## GIVEN EXERCISE
Retype only what runs from the first line of the listing to the line holding "const xLabelYears = [1940,1950,1960,1970];", both included. Do not retype the pictures.

## SUPPLIED INFORMATION
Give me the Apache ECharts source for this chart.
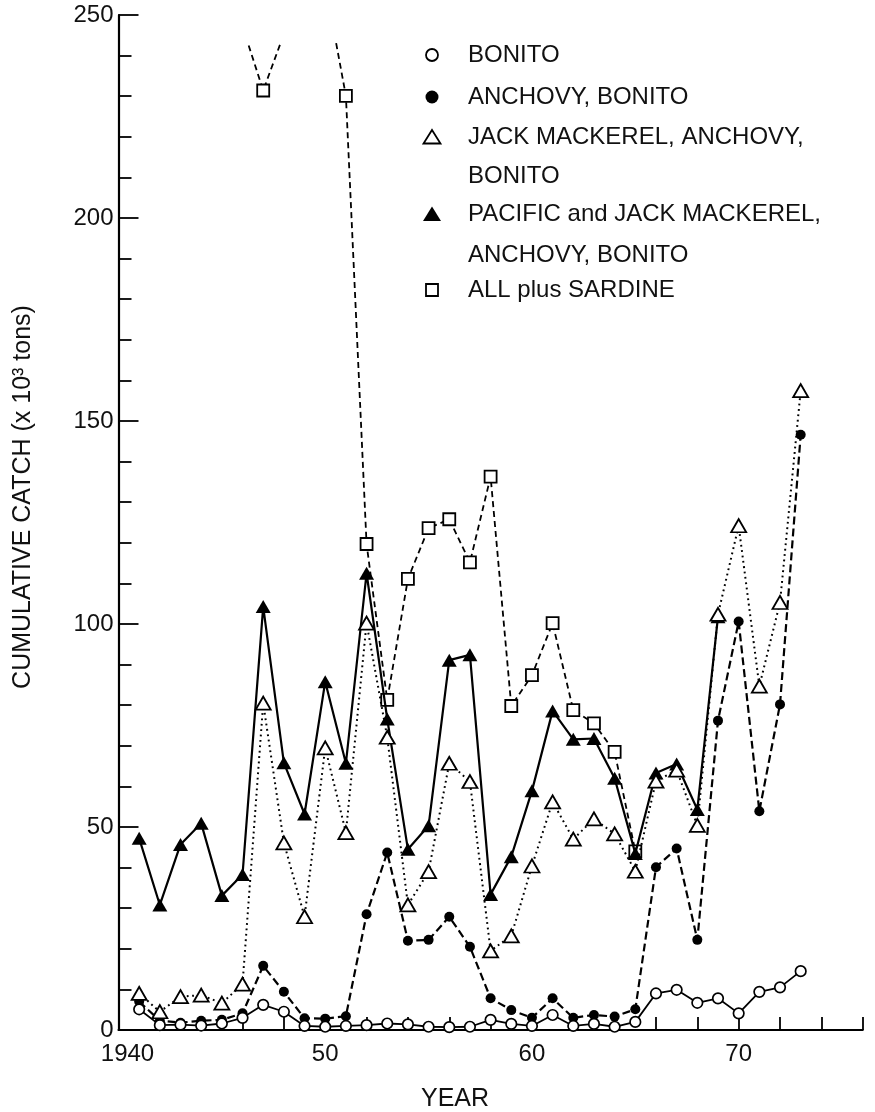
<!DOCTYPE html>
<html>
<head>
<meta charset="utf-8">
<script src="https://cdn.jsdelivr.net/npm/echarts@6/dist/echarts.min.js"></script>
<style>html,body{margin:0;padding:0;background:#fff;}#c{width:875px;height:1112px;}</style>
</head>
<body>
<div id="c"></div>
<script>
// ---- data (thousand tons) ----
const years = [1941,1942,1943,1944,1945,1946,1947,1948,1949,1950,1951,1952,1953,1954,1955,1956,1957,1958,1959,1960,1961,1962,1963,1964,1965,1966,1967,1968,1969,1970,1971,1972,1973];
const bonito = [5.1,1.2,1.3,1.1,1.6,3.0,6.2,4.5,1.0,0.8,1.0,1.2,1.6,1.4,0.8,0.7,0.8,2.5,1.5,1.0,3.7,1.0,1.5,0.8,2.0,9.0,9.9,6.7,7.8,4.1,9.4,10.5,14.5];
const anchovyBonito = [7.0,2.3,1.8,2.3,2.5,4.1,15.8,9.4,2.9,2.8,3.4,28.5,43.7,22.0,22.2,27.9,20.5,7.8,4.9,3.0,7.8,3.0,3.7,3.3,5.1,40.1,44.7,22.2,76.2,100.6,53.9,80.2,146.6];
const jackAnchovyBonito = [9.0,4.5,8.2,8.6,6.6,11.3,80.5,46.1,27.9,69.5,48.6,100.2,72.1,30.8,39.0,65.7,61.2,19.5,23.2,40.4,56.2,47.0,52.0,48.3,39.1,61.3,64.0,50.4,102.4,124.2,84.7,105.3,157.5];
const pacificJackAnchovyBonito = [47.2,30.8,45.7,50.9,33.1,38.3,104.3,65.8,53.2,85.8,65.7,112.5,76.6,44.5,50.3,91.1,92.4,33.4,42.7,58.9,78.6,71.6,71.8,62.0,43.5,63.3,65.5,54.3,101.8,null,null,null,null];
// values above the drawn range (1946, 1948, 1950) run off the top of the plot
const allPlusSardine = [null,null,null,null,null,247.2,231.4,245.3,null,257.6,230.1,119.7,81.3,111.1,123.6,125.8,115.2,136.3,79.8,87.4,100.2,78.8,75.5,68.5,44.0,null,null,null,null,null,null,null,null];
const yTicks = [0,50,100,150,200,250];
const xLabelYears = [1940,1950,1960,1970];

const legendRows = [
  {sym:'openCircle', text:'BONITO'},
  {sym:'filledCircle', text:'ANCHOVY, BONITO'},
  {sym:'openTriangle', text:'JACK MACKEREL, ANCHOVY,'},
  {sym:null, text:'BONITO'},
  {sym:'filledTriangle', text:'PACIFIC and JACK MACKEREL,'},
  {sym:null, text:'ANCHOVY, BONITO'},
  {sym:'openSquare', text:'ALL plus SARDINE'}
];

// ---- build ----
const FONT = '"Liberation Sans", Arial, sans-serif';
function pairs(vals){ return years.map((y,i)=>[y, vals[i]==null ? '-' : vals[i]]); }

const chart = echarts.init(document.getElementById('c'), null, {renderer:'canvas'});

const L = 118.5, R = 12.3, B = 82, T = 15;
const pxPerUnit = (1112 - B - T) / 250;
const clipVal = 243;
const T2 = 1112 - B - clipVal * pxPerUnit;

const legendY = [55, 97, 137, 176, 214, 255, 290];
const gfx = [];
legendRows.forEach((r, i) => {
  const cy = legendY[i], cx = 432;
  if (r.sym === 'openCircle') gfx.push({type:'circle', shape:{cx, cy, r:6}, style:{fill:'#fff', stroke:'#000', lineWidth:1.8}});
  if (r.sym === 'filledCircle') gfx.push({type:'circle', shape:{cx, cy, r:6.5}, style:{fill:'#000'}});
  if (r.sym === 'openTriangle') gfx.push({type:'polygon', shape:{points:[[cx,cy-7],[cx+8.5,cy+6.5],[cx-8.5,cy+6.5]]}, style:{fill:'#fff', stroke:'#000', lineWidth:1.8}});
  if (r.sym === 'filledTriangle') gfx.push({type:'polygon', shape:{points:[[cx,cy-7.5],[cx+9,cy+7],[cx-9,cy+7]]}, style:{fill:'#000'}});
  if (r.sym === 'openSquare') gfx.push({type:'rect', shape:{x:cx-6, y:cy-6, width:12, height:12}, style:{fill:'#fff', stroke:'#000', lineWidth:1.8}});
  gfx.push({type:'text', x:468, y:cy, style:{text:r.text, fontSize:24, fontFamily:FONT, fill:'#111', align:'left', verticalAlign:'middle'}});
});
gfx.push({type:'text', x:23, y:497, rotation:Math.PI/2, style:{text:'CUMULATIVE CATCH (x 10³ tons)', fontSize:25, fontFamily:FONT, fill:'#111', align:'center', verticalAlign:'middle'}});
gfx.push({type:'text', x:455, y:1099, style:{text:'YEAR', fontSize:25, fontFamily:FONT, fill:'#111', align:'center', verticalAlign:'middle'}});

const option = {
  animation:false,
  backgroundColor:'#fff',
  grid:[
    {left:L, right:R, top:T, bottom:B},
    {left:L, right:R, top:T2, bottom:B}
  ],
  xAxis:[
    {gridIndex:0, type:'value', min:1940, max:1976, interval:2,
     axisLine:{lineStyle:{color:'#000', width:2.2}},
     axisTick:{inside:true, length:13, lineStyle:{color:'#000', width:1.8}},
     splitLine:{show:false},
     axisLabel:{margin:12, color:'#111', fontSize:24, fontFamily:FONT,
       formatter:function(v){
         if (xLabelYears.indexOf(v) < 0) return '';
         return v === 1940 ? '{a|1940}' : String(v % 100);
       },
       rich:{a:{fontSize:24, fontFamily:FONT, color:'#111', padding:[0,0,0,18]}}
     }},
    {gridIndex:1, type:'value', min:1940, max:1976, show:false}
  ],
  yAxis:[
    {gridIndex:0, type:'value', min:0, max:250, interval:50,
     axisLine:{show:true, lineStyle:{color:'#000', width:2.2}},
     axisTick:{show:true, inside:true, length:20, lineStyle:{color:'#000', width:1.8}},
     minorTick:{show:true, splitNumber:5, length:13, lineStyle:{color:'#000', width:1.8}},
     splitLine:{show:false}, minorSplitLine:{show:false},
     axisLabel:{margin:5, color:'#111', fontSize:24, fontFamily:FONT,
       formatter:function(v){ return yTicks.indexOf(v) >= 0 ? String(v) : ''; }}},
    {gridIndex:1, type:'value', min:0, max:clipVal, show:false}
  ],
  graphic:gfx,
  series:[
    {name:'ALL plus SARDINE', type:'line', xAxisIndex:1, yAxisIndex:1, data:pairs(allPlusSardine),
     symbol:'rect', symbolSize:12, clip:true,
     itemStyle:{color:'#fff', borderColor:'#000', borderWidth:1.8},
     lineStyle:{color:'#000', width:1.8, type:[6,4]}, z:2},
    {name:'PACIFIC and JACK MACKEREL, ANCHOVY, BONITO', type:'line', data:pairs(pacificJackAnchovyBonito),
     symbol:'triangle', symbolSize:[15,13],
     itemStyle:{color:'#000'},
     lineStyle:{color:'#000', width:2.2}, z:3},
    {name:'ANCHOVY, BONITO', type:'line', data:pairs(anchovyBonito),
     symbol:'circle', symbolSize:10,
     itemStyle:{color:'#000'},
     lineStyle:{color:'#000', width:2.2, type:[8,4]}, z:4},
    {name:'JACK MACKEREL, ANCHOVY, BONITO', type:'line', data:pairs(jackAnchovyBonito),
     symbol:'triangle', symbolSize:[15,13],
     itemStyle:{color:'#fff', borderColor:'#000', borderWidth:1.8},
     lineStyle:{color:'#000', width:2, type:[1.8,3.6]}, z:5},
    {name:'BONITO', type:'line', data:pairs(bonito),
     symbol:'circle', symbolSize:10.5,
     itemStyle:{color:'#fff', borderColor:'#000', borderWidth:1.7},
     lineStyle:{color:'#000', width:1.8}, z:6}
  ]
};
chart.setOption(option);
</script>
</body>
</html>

## TASK SOLUTION
Give me the Apache ECharts source for this chart.
<!DOCTYPE html>
<html>
<head>
<meta charset="utf-8">
<script src="https://cdn.jsdelivr.net/npm/echarts@6/dist/echarts.min.js"></script>
<style>html,body{margin:0;padding:0;background:#fff;}#c{width:875px;height:1112px;}</style>
</head>
<body>
<div id="c"></div>
<script>
// ---- data (thousand tons) ----
const years = [1941,1942,1943,1944,1945,1946,1947,1948,1949,1950,1951,1952,1953,1954,1955,1956,1957,1958,1959,1960,1961,1962,1963,1964,1965,1966,1967,1968,1969,1970,1971,1972,1973];
const bonito = [5.1,1.2,1.3,1.1,1.6,3.0,6.2,4.5,1.0,0.8,1.0,1.2,1.6,1.4,0.8,0.7,0.8,2.5,1.5,1.0,3.7,1.0,1.5,0.8,2.0,9.0,9.9,6.7,7.8,4.1,9.4,10.5,14.5];
const anchovyBonito = [7.0,2.3,1.8,2.3,2.5,4.1,15.8,9.4,2.9,2.8,3.4,28.5,43.7,22.0,22.2,27.9,20.5,7.8,4.9,3.0,7.8,3.0,3.7,3.3,5.1,40.1,44.7,22.2,76.2,100.6,53.9,80.2,146.6];
const jackAnchovyBonito = [9.0,4.5,8.2,8.6,6.6,11.3,80.5,46.1,27.9,69.5,48.6,100.2,72.1,30.8,39.0,65.7,61.2,19.5,23.2,40.4,56.2,47.0,52.0,48.3,39.1,61.3,64.0,50.4,102.4,124.2,84.7,105.3,157.5];
const pacificJackAnchovyBonito = [47.2,30.8,45.7,50.9,33.1,38.3,104.3,65.8,53.2,85.8,65.7,112.5,76.6,44.5,50.3,91.1,92.4,33.4,42.7,58.9,78.6,71.6,71.8,62.0,43.5,63.3,65.5,54.3,101.8,null,null,null,null];
// values above the drawn range (1946, 1948, 1950) run off the top of the plot
const allPlusSardine = [null,null,null,null,null,247.2,231.4,245.3,null,257.6,230.1,119.7,81.3,111.1,123.6,125.8,115.2,136.3,79.8,87.4,100.2,78.8,75.5,68.5,44.0,null,null,null,null,null,null,null,null];
const yTicks = [0,50,100,150,200,250];
const xLabelYears = [1940,1950,1960,1970];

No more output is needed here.